Welcome back to everyone’s favorite www.isleyunruh.com Monday feature! Middle-earth being the land of enchantment and wonder that it is, each month I will use my love of fictional cartography to transport you to another time and place. So, why not take a moment to fill your head full of knowledge that will have no bearing at all on the real world?
This month I discuss an entrance into Mordor that was really more of a cavernous spider-lair than pass proper:
It seemed light in that dark land to his eyes that had passed through the den of night. The great smokes had risen and grown thinner, and the last hours of a sombre day were passing; the red glare of Mordor had died away in sullen gloom. Yet it seemed to Frodo that he looked upon a morning of sudden hope. Almost he had reached the summit of the wall. Only a little higher now.
The Cleft, Cirith Ungol, was before him, a dim notch in the black ridge, and the horns of rock darkling in the sky on either side. A short race, a sprinter’s course and he would be through!
`The pass, Sam! ‘ he cried, not heeding the shrillness of his voice, that released from the choking airs of the tunnel rang out now high and wild. ‘The pass! Run, run, and we’ll be through, through before any one can stop us! ‘
Sam came up behind as fast as he could urge his legs; but glad as he was to be free, he was uneasy, and as he ran, he kept on glancing back at the dark arch of the tunnel, fearing to see eyes, or some shape beyond his imagining, spring out in pursuit. Too little did he or his master know of the craft of Shelob. She had many exits from her lair.
There were only two true passes into Mordor through the Ephel Duath: the Nargil Pass far to the south, and the Morgul Pass to the west. However, in the high slopes above the Morgul Pass, as it cut its way through the Mountains of Shadow alongside the darkly flowing river Morgulduin, there was a third pass–of sorts.
Perhaps a pass in name only, Cirith Ungol (the Spider’s Pass) was only reachable after climbing two treacherous stairs. The first, a long straight stair that climbed up from a tributary valley to the river Morgulduin until it reached a dizzying height, eventually led to a second winding stair that cut back and forth across a reclining cliff. After this second stair, the pass led on to the mouth of a fetid black cave, rank with the smell of offal and worse things. This cave was known as Torech Ungol (Spider’s Lair), and was the home to Shelob, the last spawn of Ungoliant.

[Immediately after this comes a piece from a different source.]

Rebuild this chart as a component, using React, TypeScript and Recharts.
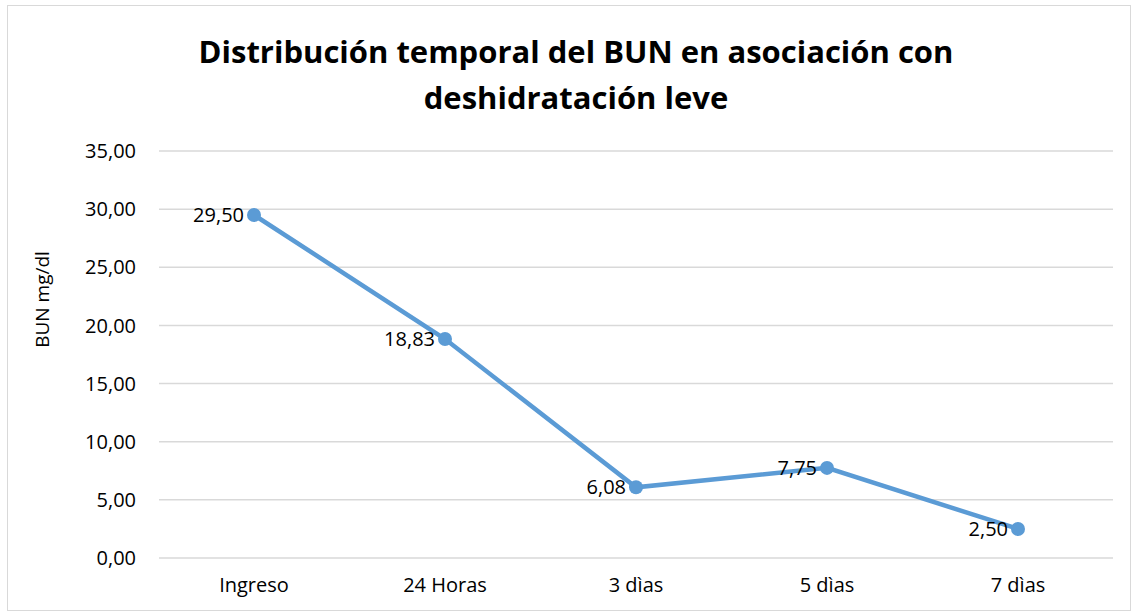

A monstrous spider, Shelob had fled the destruction of Beleriand and lurked in the dark caverns of Cirith Ungol since before even the first stones of Barad Dûr had been laid. There she had grown fat on the blood of all unfortunate creatures who happened through her pass. And there, within her honeycomb of tunnels, she waited with the patience born of eons of malice.
Those who passed the twelve miles of darkness that was Shelob’s lair, either by luck or by elven luminescence, found themselves in a long cleft, the end of which terminated in a path that led to the Tower of Cirith Ungol. A great, three tiered watchtower built by Gondor in the aftermath of the War of the Last Alliance, its purpose not to keep enemies out of Mordor, but rather to keep the enemies of Gondor within Mordor. Sauron had made many additions over the years, most notably the pair of stone three-headed watchers that flanked its front gate. Such was the power of the fell magicks with which the dark lord had imbued the watchers, that none but the stoutest hearted intruder might have passed their tireless stone eyes and entered the tower.
It was in this tower that the spider-poisoned Frodo was held prisoner, and it was beneath the two watcher’s gaze that brave Samwise Gamgee passed to rescue his master. And though the might of Mordor fell with the destruction of the One Ring, Shelob lived on. Gravely wounded by the hobbits’ elven blade, she withdrew into the shadows of Cirith Ungol, vomiting her malice forth from the darkest depths of her caverns for ages to come.
2 Comments
Great post. I have a couple of minor nitpicks. You say “Cirith Ungold” once. And I’m not sure what you mean when you say the cleft “led to the top of the Tower of Cirith Ungol.” Neither the gate with the Watchers nor the undergate is at the top of the tower.
Yeah, I ended up staying up way too late before I got around to writing this, so I was pretty damn tired while I wrote this and didn’t feel much like proofreading (as usual).
Also I spent a lot of time trying to figure out just what Cirith Ungol referred to. The books (as well as myself) seem to incorrectly use it interchangeably with the Morgul Pass, tough to pin down if it meant the upper pass, Shelob’s Cave, or just the small cleft after the Cave, or the Tower itself. Based on context I’d say it was the name of the entire “upper” section of the Morgul Pass…even though, aside from people trying to sneak into Mordor, it doesn’t seem to be much use as a pass when there is a perfectly good one right underneath its endless stairs and caves.